Puigdemont bleibt auf freiem Fuß
Behörde gibt Antrag der spanischen Justiz statt – Separatistenchef bleibt auf freiem Fuß
SCHLESWIG (dpa) - Der katalanische Separatistenführer Carles Puigdemont bleibt auf freiem Fuß in Deutschland. Das Oberlandesgericht (OLG) Schleswig-Holstein lehnte am Dienstag einen Antrag der Generalstaatsanwaltschaft ab, den früheren Regionalpräsidenten wieder in Auslieferungshaft zu nehmen. Der Strafsenat sieht, anders als die Staatsanwaltschaft, keine erhöhte Fluchtgefahr. Spaniens Justiz wirft Puigdemont Rebellion und Veruntreuung öffentlicher Mittel vor.
MADRID - Neue Runde im Auslieferungsstreit um den katalanischen Separatistenchef Carles Puigdemont: Die Generalstaatsanwaltschaft Schleswig-Holsteins hat am Dienstag angekündigt, dass sie beim Oberlandesgericht (OLG) in Schleswig nun definitiv die Auslieferung des früheren Ministerpräsidenten Kataloniens an Spanien beantragen werde.

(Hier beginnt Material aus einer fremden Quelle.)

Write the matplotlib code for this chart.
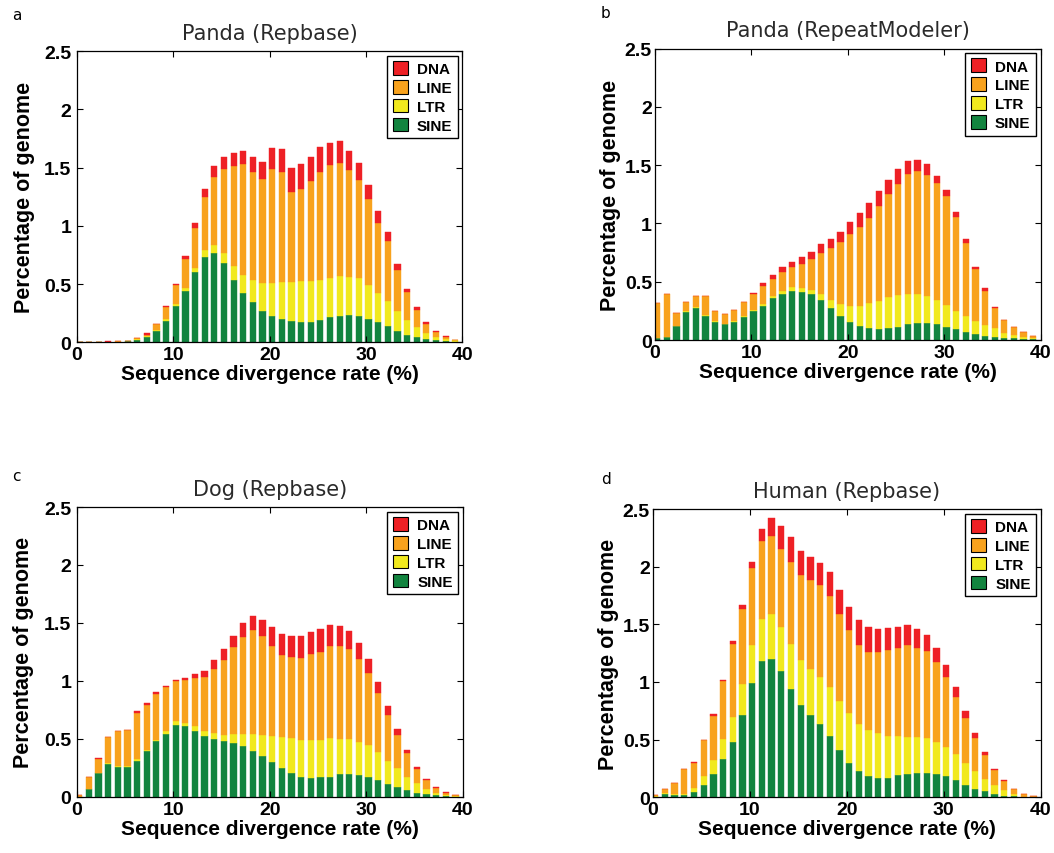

Die Anklagebehörde befürwortet eine Ausweisung wegen der Vorwürfe der Rebellion, des schweren Landfriedensbruchs und der Veruntreuung von Steuergeldern. Grundlage für diese Einschätzung waren Videos, die der Oberste Gerichtshof Spaniens nach Deutschland geschickt hatte.
Diese zeigen Gewalt gegen Sicherheitskräfte am Tag des von Puigdemont durchgesetzten illegalen Unabhängigkeitsreferendums am 1. Oktober 2017. Aus dem Material folgerte die deutsche Anklagebehörde: „Die Ausschreitungen hatten ein solches Ausmaß, dass die Generalstaatsanwaltschaft davon ausgeht, dass auch wegen des Vorwurfs der Rebellion auszuliefern ist.“
Die Oberlandesrichter aber lehnten am Dienstag die Auslieferungsgründe der Rebellion und des Landfriedensbruchs ab. Nur den Vorwurf der Untreue sehen die Richter, wie schon in einem früheren vorläufigen Beschluss, als möglichen Auslieferungsgrund an, obwohl sie weiterhin Zweifel an diesem Tatvorwurf haben. Damit blieben die Oberlandesrichter, die über die rechtliche Zulässigkeit der Auslieferung entscheiden müssen, bei ihren Bedenken.
Schon im April hatten sie eine Überstellung an Spanien wegen des Vorwurfs der Rebellion abgelehnt. Die Begründung: Der im deutschen Recht für diesen Vorwurf vergleichbare Straftatbestand des Hochverrats sei nicht erfüllt, „weil es an dem Merkmal der Gewalt fehle“. Der Forderung der Puigdemont-Anwälte, den von Spaniens Justiz im März erlassenen europäischen Haftbefehl gegen den Politiker aus formalen Gründen für ungültig zu erklären, folgte das OLG aber nicht. Zugleich lehnte es einen neuen Antrag der Generalstaatsanwaltschaft, Puigdemont in Auslieferungshaft zu nehmen, am Dienstag ab. „Das Oberlandesgericht sieht nach dem derzeitigen Stand des Verfahrens keine erhöhte Fluchtgefahr von Carles Puigdemont, sodass dieser auf freiem Fuß bleibt.“
Der Separatistenführer war am 25. März in Schleswig-Holstein festgenommen worden. Am 5. April ließ ihn das OLG jedoch unter Meldeauflagen und bis zu einer endgültigen Auslieferungsentscheidung frei. Seitdem ist Puigdemont in Berlin. Wie lange es noch bis zu einem endgültigen Beschluss im Auslieferungsverfahren dauert, blieb am Dienstag unklar.